## Stated exercise
Write the lines out again, from the top of the material to the line containing "35.2, 38.3, 28.9];", pictures excluded.

## Dataset section
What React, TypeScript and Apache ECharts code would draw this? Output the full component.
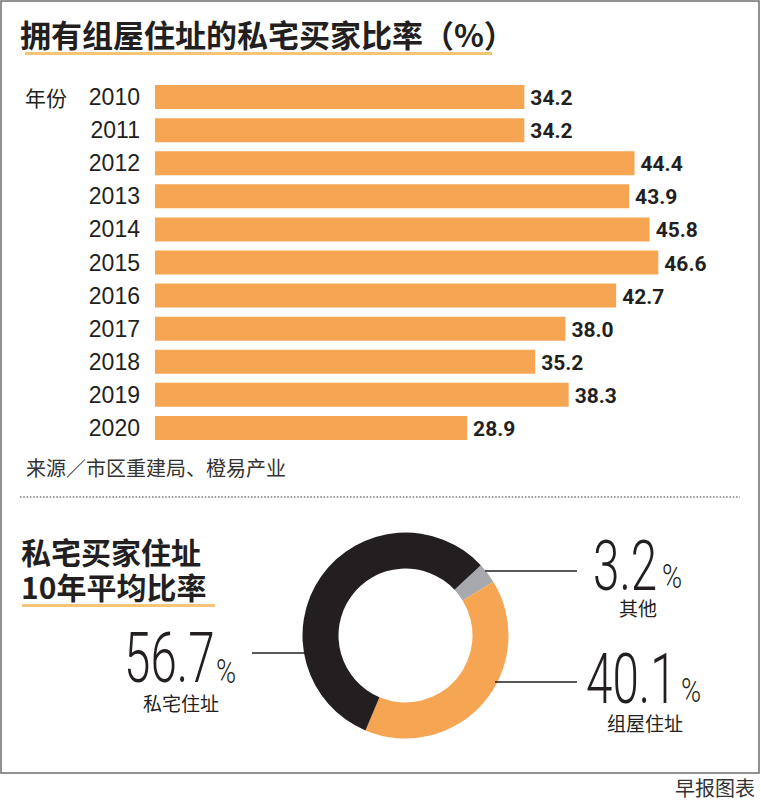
import React, { useEffect, useRef } from "react";
import * as echarts from "echarts";

// Share of private-home buyers with an HDB address, by year (%)
const years = ["2010", "2011", "2012", "2013", "2014", "2015", "2016", "2017", "2018", "2019", "2020"];
const buyerShare = [34.2, 34.2, 44.4, 43.9, 45.8, 46.6, 42.7, 38.0, 35.2, 38.3, 28.9];

// 10-year average split of buyer addresses (%)
const addressTypes = ["其他", "组屋住址", "私宅住址"];
const addressShare = [3.2, 40.1, 56.7];
const addressColors = ["#a7a9ac", "#f6a553", "#231f20"];

const TITLE = "拥有组屋住址的私宅买家比率（%）";
const SOURCE = "来源／市区重建局、橙易产业";
const SUBTITLE = ["私宅买家住址", "10年平均比率"];
const FOOTER = "早报图表";

const CJK = '"Noto Sans CJK SC", "Noto Sans", sans-serif';
const THIN = 'Roboto, "Liberation Sans", sans-serif';
const INK = "#231f20";
const GOLD = "#f5c577";

type Callout = {
  idx: number;
  numX: number;
  numY: number;
  pctX: number;
  pctY: number;
  nameX: number;
  nameY: number;
  line: [number, number, number];
};

// Placement of the donut callouts (big figure, %, name, leader line)
const callouts: Callout[] = [
  { idx: 2, numX: 124, numY: 658, pctX: 216, pctY: 671, nameX: 181, nameY: 702, line: [252, 305, 653] },
  { idx: 0, numX: 593, numY: 566, pctX: 662, pctY: 576, nameX: 638, nameY: 607, line: [485, 577, 571] },
  { idx: 1, numX: 586, numY: 679, pctX: 681, pctY: 690, nameX: 645, nameY: 722, line: [495, 577, 682] },
];

function calloutGraphics(c: Callout): any[] {
  return [
    {
      type: "line",
      shape: { x1: c.line[0], y1: c.line[2], x2: c.line[1], y2: c.line[2] },
      style: { stroke: INK, lineWidth: 1.5 },
      z: 10,
    },
    {
      type: "text",
      x: c.numX,
      y: c.numY,
      scaleX: 0.68,
      style: {
        text: addressShare[c.idx].toFixed(1),
        fontFamily: THIN,
        fontWeight: 300,
        fontSize: 70,
        fill: INK,
        textAlign: "left",
        textVerticalAlign: "middle",
      },
    },
    {
      type: "text",
      x: c.pctX,
      y: c.pctY,
      scaleX: 0.8,
      style: {
        text: "%",
        fontFamily: THIN,
        fontWeight: 300,
        fontSize: 34,
        fill: INK,
        textAlign: "left",
        textVerticalAlign: "middle",
      },
    },
    {
      type: "text",
      x: c.nameX,
      y: c.nameY,
      style: {
        text: addressTypes[c.idx],
        fontFamily: CJK,
        fontSize: 19,
        fill: INK,
        textAlign: "center",
        textVerticalAlign: "middle",
      },
    },
  ];
}

export default function App() {
  const ref = useRef<HTMLDivElement>(null);

  useEffect(() => {
    if (!ref.current) return;
    const chart = echarts.init(ref.current, null, { renderer: "svg" });

    const option: any = {
      animation: false,
      backgroundColor: "#ffffff",
      grid: { left: 155, top: 80.5, width: 594, height: 364, containLabel: false },
      xAxis: {
        type: "value",
        min: 0,
        max: 55,
        show: false,
      },
      yAxis: {
        type: "category",
        data: years,
        inverse: true,
        axisLine: { show: false },
        axisTick: { show: false },
        splitLine: { show: false },
        axisLabel: {
          margin: 15,
          fontFamily: '"Liberation Sans", Arial, sans-serif',
          fontSize: 23,
          color: INK,
        },
      },
      series: [
        {
          type: "bar",
          data: buyerShare,
          barWidth: 24,
          itemStyle: { color: "#f6a553" },
          label: {
            show: true,
            position: "right",
            distance: 6,
            offset: [0, 1],
            formatter: (p: any) => Number(p.value).toFixed(1),
            fontFamily: 'Roboto, "Open Sans", sans-serif',
            fontWeight: "bold",
            fontSize: 21,
            color: INK,
          },
        },
        {
          type: "pie",
          center: [405.5, 635.5],
          radius: [67, 103],
          startAngle: 43,
          clockwise: true,
          silent: true,
          label: { show: false },
          labelLine: { show: false },
          data: addressTypes.map((name, i) => ({
            name,
            value: addressShare[i],
            itemStyle: { color: addressColors[i] },
          })),
        },
      ],
      graphic: [
        // frame around the graphic
        {
          type: "rect",
          shape: { x: 1, y: 1, width: 758, height: 772 },
          style: { fill: "none", stroke: "#6d6e71", lineWidth: 1.5 },
          silent: true,
        },
        {
          type: "text",
          x: 20,
          y: 33,
          style: {
            text: TITLE,
            fontFamily: CJK,
            fontWeight: "bold",
            fontSize: 31,
            fill: INK,
            textVerticalAlign: "middle",
          },
        },
        {
          type: "rect",
          shape: { x: 25, y: 52, width: 467, height: 3 },
          style: { fill: GOLD },
        },
        {
          type: "text",
          x: 25,
          y: 97,
          style: {
            text: "年份",
            fontFamily: CJK,
            fontSize: 21,
            fill: INK,
            textVerticalAlign: "middle",
          },
        },
        {
          type: "text",
          x: 26,
          y: 467,
          style: {
            text: SOURCE,
            fontFamily: CJK,
            fontSize: 20,
            fill: "#333333",
            textVerticalAlign: "middle",
          },
        },
        {
          type: "line",
          shape: { x1: 20, y1: 497, x2: 740, y2: 497 },
          style: { stroke: "#9a9a9a", lineWidth: 2, lineDash: [1.5, 1.8] },
        },
        {
          type: "text",
          x: 21,
          y: 568.5,
          style: {
            text: SUBTITLE.join("\n"),
            fontFamily: CJK,
            fontWeight: "bold",
            fontSize: 30,
            lineHeight: 35,
            fill: INK,
            textVerticalAlign: "middle",
          },
        },
        {
          type: "rect",
          shape: { x: 22, y: 604, width: 193, height: 3 },
          style: { fill: GOLD },
        },
        ...callouts.flatMap(calloutGraphics),
        {
          type: "text",
          x: 755,
          y: 787,
          style: {
            text: FOOTER,
            fontFamily: CJK,
            fontSize: 20,
            fill: "#333333",
            textAlign: "right",
            textVerticalAlign: "middle",
          },
        },
      ],
    };

    chart.setOption(option);
    return () => chart.dispose();
  }, []);

  return (
    <div
      ref={ref}
      style={{ position: "absolute", left: 0, top: 0, width: 761, height: 800, background: "#fff" }}
    />
  );
}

## Response to this exercise
What React, TypeScript and Apache ECharts code would draw this? Output the full component.
import React, { useEffect, useRef } from "react";
import * as echarts from "echarts";

// Share of private-home buyers with an HDB address, by year (%)
const years = ["2010", "2011", "2012", "2013", "2014", "2015", "2016", "2017", "2018", "2019", "2020"];
const buyerShare = [34.2, 34.2, 44.4, 43.9, 45.8, 46.6, 42.7, 38.0, 35.2, 38.3, 28.9];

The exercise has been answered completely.